> **Directions for this task**: Output exactly the lines from the first line of the records below through the line containing "3.5, 4.0, 4.5];", both included, leaving out any pictures.

> **Data for this task**:
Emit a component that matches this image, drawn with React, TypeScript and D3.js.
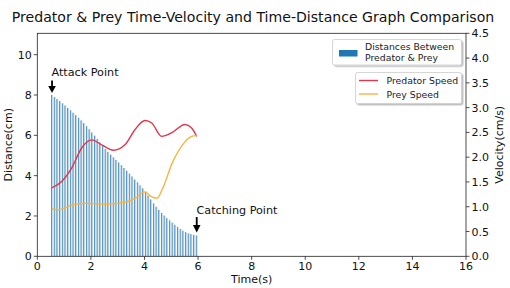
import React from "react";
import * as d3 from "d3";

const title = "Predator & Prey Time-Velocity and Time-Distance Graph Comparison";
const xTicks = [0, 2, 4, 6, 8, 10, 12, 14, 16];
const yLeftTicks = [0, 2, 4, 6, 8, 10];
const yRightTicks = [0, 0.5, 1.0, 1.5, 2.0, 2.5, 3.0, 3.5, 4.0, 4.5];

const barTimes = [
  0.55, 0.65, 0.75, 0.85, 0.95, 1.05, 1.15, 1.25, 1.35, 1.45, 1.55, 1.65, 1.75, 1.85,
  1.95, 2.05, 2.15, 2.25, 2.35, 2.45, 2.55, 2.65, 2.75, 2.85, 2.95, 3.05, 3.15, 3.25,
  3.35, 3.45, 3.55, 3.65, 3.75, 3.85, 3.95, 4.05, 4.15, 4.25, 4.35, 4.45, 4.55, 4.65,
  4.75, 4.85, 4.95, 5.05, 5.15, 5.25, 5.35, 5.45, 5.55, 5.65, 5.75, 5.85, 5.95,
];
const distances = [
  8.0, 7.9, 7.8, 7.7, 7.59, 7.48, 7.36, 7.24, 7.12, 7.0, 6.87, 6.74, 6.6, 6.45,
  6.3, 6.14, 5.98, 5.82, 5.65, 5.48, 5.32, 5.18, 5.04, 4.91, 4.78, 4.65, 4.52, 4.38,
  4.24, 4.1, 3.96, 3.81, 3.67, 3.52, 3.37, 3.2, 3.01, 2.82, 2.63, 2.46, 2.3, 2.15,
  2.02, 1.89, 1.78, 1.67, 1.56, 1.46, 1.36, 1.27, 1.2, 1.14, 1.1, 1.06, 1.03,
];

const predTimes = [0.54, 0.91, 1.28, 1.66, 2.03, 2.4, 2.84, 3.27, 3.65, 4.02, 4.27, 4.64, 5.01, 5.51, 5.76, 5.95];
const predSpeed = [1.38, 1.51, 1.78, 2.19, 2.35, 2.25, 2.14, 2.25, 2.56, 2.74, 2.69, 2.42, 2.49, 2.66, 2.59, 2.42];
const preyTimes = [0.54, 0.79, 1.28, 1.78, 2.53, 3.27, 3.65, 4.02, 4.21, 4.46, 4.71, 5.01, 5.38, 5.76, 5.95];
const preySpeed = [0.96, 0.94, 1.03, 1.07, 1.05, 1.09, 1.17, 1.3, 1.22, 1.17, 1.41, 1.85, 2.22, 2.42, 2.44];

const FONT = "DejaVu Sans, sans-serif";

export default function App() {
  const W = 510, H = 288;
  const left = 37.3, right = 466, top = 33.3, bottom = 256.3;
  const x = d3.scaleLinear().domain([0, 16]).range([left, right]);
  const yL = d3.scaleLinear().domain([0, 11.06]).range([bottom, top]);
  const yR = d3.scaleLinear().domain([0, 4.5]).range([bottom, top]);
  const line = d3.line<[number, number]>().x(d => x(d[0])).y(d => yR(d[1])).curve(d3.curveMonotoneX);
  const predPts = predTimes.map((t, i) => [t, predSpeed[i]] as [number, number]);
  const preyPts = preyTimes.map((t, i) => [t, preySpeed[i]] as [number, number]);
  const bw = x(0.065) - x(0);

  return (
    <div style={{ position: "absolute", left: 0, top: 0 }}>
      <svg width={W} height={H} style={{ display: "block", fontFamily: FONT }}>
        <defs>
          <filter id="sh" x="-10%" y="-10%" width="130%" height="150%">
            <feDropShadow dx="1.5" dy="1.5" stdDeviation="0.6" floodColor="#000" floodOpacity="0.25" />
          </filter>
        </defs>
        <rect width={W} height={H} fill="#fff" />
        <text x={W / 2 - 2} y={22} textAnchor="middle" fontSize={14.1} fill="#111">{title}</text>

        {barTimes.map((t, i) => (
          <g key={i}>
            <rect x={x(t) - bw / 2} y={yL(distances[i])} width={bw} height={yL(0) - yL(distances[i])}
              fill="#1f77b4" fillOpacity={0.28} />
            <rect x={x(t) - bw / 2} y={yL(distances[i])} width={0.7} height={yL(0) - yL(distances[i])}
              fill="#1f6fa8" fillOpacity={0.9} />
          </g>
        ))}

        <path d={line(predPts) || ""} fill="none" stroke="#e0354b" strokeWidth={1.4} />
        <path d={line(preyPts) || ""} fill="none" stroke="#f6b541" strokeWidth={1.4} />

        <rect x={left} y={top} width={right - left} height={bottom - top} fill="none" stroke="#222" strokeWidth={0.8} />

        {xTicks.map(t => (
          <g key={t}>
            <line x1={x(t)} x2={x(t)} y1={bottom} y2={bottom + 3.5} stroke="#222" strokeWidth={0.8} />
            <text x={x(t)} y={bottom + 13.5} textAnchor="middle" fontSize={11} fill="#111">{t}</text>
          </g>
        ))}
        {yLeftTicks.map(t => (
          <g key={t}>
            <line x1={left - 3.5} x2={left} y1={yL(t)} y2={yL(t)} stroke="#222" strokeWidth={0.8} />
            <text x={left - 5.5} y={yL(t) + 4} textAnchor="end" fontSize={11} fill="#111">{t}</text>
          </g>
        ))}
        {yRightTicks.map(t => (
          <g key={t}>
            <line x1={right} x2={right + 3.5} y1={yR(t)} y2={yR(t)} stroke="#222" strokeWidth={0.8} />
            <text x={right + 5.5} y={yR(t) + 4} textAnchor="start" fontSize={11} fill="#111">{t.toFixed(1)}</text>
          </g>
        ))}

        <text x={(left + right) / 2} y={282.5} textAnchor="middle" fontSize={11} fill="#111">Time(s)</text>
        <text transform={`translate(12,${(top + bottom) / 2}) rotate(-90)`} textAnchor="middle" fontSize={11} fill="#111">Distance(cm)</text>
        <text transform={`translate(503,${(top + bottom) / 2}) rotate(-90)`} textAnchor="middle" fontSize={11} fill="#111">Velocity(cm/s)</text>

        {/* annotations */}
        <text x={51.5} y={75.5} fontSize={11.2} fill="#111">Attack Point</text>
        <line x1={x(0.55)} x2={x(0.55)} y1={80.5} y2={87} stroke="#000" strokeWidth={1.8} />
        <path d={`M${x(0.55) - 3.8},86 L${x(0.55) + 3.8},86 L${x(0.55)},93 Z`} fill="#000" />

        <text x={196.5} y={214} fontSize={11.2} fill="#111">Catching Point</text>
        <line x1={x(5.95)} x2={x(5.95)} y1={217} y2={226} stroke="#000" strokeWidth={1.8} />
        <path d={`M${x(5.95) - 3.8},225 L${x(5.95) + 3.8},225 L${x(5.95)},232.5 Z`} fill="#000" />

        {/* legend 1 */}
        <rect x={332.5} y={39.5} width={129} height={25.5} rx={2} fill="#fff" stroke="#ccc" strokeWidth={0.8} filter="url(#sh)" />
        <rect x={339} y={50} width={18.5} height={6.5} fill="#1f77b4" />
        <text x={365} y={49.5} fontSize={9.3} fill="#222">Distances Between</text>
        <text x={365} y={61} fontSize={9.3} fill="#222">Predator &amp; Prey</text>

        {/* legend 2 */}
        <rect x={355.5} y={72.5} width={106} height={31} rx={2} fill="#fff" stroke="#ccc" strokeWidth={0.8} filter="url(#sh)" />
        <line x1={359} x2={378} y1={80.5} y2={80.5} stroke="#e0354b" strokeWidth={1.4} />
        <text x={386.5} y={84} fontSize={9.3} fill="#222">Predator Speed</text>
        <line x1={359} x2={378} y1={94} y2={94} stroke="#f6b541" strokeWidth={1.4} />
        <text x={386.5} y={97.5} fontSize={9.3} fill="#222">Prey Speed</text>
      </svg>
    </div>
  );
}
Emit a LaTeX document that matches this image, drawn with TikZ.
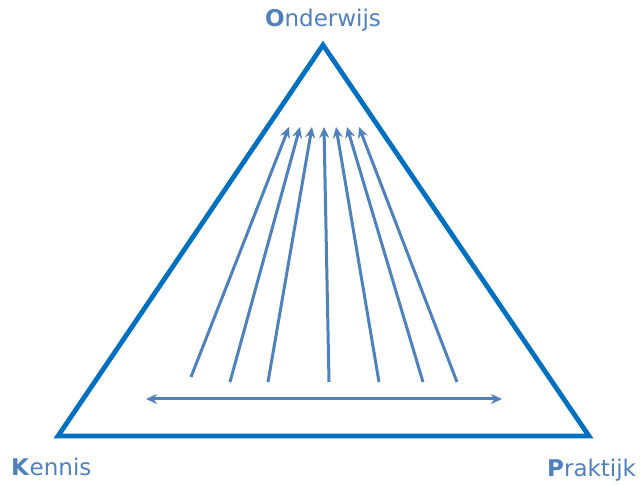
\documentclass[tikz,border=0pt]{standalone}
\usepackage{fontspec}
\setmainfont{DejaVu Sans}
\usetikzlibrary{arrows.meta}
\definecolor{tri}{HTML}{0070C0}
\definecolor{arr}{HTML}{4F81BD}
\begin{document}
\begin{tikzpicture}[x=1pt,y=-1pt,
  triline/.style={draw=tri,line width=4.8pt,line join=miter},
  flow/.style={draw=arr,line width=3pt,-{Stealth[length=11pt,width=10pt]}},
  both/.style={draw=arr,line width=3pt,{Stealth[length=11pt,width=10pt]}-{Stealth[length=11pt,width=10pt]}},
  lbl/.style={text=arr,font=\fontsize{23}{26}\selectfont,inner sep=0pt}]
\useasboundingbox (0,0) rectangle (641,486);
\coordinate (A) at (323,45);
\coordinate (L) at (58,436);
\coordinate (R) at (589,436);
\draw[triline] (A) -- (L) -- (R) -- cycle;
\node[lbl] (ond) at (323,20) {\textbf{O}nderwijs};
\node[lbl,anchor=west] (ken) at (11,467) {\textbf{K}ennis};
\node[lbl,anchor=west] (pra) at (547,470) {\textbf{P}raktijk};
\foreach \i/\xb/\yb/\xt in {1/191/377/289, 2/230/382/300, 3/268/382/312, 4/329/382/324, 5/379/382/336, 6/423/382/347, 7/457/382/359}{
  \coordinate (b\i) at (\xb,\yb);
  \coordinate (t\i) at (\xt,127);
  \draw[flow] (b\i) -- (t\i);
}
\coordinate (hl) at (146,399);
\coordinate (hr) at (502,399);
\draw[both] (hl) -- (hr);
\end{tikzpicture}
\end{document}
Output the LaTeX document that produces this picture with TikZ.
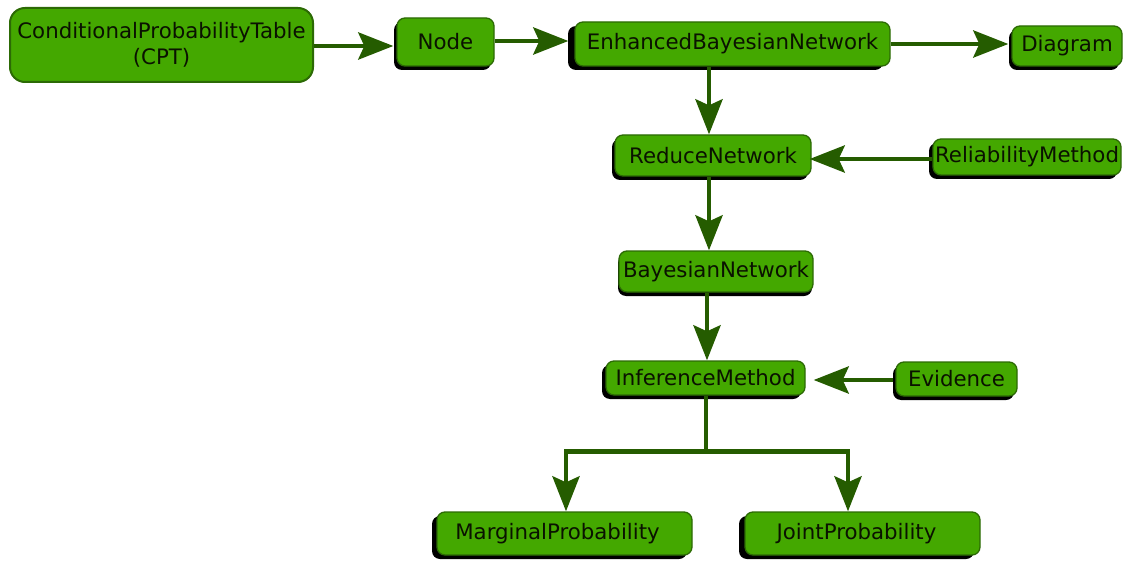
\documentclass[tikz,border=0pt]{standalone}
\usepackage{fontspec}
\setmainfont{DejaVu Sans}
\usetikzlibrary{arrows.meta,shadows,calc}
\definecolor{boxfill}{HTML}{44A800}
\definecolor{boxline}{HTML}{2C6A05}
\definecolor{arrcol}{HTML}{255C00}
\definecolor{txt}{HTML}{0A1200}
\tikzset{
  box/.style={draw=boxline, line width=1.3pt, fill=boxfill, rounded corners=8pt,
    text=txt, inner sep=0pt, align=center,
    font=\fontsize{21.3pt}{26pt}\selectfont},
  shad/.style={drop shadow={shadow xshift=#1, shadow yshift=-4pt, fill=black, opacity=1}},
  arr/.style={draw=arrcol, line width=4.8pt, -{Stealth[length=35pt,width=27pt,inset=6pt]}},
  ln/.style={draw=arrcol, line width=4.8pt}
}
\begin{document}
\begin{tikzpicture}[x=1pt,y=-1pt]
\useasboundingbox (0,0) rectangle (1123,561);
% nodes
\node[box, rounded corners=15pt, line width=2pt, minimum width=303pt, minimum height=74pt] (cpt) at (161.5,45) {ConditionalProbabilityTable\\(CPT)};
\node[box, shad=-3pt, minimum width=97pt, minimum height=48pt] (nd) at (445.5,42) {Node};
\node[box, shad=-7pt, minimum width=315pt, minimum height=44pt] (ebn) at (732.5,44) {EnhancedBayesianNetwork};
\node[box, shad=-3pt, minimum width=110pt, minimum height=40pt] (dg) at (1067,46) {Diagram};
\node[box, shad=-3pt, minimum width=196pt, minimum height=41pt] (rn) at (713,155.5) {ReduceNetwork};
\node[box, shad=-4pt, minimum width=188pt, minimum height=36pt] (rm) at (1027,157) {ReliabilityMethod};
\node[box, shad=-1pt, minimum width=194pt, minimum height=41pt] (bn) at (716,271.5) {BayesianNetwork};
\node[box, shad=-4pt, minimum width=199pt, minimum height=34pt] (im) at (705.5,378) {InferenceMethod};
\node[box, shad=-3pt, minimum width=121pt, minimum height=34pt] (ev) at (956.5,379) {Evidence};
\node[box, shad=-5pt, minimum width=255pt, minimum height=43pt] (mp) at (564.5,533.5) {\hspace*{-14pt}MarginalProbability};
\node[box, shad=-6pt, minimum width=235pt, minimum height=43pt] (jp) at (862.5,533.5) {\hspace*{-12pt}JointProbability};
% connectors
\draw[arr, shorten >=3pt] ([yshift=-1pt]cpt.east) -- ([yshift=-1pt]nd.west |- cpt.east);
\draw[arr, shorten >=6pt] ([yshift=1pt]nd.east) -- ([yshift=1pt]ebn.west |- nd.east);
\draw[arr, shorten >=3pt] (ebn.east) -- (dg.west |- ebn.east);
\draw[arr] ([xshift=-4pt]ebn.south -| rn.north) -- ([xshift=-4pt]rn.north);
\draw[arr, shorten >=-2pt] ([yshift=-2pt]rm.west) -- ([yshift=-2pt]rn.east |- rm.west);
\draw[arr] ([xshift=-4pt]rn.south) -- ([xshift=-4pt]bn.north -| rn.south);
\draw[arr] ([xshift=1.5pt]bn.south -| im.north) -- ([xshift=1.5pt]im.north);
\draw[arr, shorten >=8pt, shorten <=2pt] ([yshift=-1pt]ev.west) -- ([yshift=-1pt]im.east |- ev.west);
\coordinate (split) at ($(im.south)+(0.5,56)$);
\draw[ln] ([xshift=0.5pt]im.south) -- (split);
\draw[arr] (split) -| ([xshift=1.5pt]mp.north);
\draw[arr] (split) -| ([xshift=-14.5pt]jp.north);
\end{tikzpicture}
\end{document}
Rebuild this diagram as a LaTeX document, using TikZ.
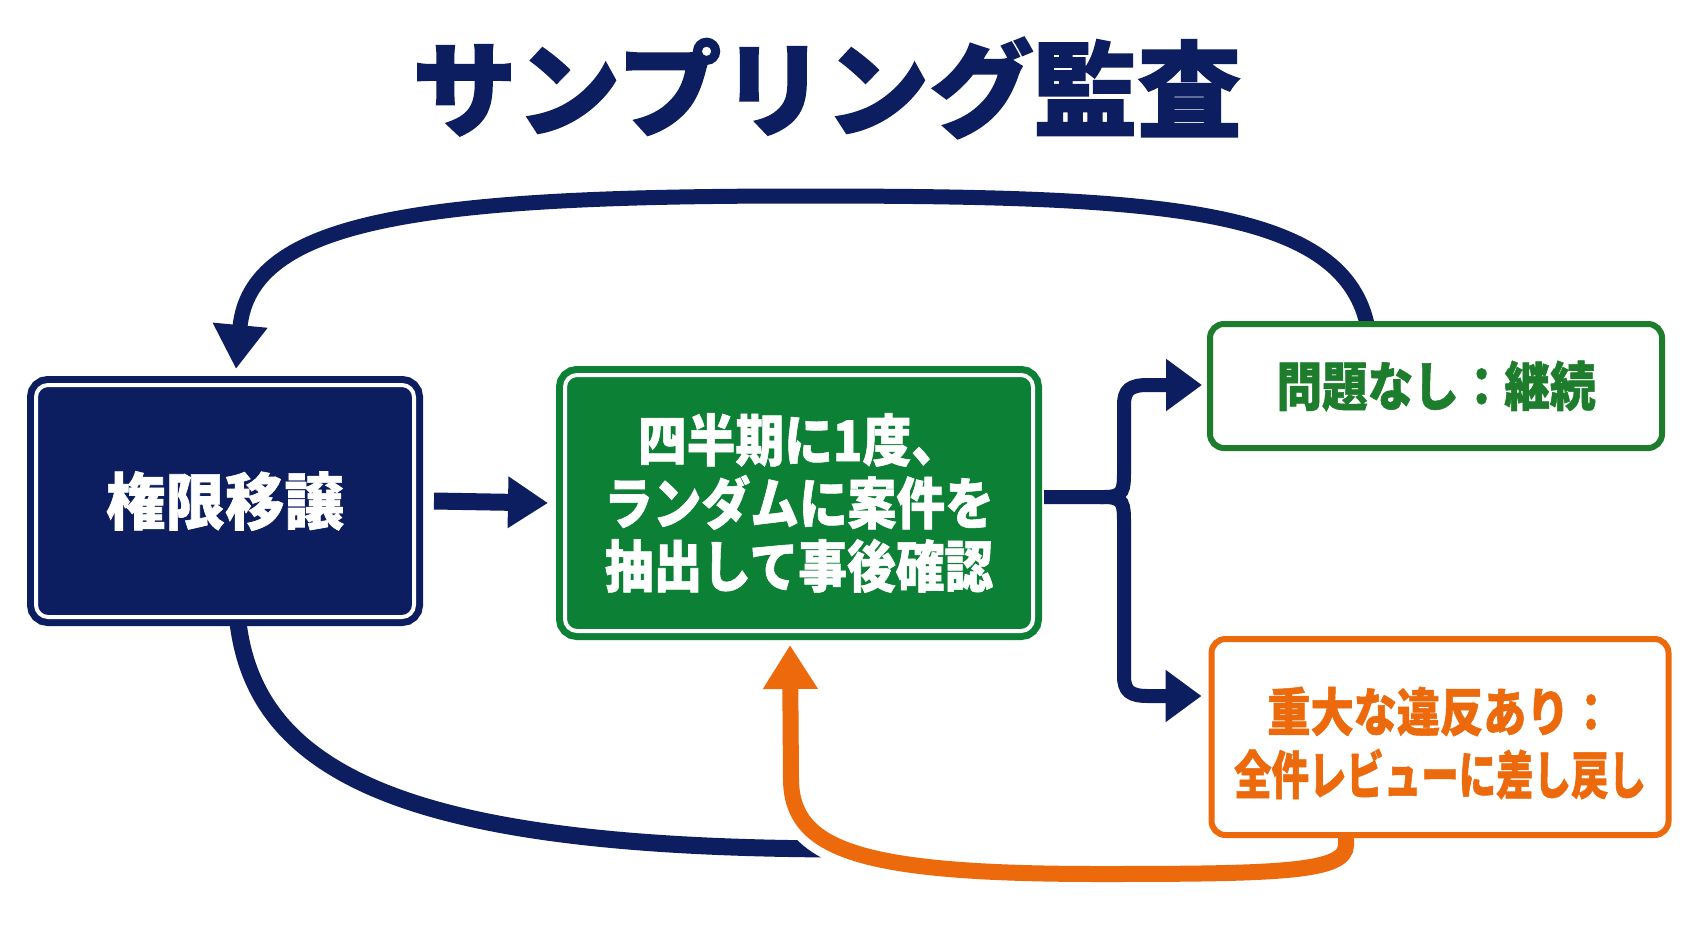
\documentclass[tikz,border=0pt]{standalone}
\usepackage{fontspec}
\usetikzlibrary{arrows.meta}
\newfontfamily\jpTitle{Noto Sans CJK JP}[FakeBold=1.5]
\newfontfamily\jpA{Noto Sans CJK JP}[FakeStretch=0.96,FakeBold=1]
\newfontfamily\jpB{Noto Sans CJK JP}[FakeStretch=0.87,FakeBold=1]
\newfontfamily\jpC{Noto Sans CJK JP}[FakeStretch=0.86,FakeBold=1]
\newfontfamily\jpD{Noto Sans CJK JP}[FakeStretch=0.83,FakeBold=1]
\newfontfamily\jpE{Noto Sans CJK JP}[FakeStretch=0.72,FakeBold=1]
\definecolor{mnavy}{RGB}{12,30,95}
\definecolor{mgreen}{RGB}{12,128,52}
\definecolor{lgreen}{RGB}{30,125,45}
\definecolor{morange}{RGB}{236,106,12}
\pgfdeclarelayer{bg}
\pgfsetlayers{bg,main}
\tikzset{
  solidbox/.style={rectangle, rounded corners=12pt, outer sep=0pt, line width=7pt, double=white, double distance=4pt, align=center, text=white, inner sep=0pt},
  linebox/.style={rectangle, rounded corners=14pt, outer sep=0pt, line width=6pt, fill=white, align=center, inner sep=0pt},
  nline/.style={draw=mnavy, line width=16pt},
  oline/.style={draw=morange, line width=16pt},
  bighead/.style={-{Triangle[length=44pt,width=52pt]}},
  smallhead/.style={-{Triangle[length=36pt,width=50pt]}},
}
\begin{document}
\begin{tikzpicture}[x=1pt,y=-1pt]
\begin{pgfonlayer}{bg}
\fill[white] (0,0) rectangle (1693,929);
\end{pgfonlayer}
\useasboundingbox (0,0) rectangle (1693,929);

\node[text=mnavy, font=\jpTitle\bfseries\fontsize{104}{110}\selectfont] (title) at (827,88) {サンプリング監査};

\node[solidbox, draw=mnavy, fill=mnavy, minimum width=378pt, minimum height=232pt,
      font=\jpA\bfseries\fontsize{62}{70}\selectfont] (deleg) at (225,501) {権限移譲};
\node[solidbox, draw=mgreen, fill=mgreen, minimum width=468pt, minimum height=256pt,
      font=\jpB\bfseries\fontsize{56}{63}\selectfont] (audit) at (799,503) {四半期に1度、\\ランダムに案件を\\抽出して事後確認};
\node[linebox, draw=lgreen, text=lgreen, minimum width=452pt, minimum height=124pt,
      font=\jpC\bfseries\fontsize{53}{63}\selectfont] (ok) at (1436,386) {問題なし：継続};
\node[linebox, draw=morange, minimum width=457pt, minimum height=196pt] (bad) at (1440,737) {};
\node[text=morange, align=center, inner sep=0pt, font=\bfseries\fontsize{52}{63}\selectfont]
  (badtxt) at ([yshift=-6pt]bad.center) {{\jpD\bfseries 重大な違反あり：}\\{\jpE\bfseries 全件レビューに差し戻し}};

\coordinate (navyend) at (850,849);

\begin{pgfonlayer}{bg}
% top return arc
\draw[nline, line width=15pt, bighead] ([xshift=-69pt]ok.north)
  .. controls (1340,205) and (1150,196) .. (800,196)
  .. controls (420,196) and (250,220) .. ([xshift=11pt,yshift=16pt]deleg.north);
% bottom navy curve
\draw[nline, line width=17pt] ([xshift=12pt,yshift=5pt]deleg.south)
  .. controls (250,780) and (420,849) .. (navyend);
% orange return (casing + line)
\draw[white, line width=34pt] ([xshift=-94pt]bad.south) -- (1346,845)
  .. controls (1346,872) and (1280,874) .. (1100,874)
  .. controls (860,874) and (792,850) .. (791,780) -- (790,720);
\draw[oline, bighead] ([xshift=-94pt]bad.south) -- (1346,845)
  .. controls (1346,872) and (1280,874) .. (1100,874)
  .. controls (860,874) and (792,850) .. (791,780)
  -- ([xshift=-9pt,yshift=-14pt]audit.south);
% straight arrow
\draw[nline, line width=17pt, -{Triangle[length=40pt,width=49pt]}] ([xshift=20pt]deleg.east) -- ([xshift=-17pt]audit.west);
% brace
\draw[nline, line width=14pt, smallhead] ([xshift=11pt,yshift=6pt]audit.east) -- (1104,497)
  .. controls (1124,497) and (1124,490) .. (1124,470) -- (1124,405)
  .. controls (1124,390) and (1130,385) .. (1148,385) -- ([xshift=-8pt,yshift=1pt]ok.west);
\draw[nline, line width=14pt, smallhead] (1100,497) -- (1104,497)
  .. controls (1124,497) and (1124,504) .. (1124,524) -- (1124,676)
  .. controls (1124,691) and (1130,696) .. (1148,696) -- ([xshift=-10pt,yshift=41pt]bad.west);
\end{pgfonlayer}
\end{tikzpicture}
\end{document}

> **Answer to this exercise**:
Emit a component that matches this image, drawn with React, TypeScript and D3.js.
import React from "react";
import * as d3 from "d3";

const title = "Predator & Prey Time-Velocity and Time-Distance Graph Comparison";
const xTicks = [0, 2, 4, 6, 8, 10, 12, 14, 16];
const yLeftTicks = [0, 2, 4, 6, 8, 10];
const yRightTicks = [0, 0.5, 1.0, 1.5, 2.0, 2.5, 3.0, 3.5, 4.0, 4.5];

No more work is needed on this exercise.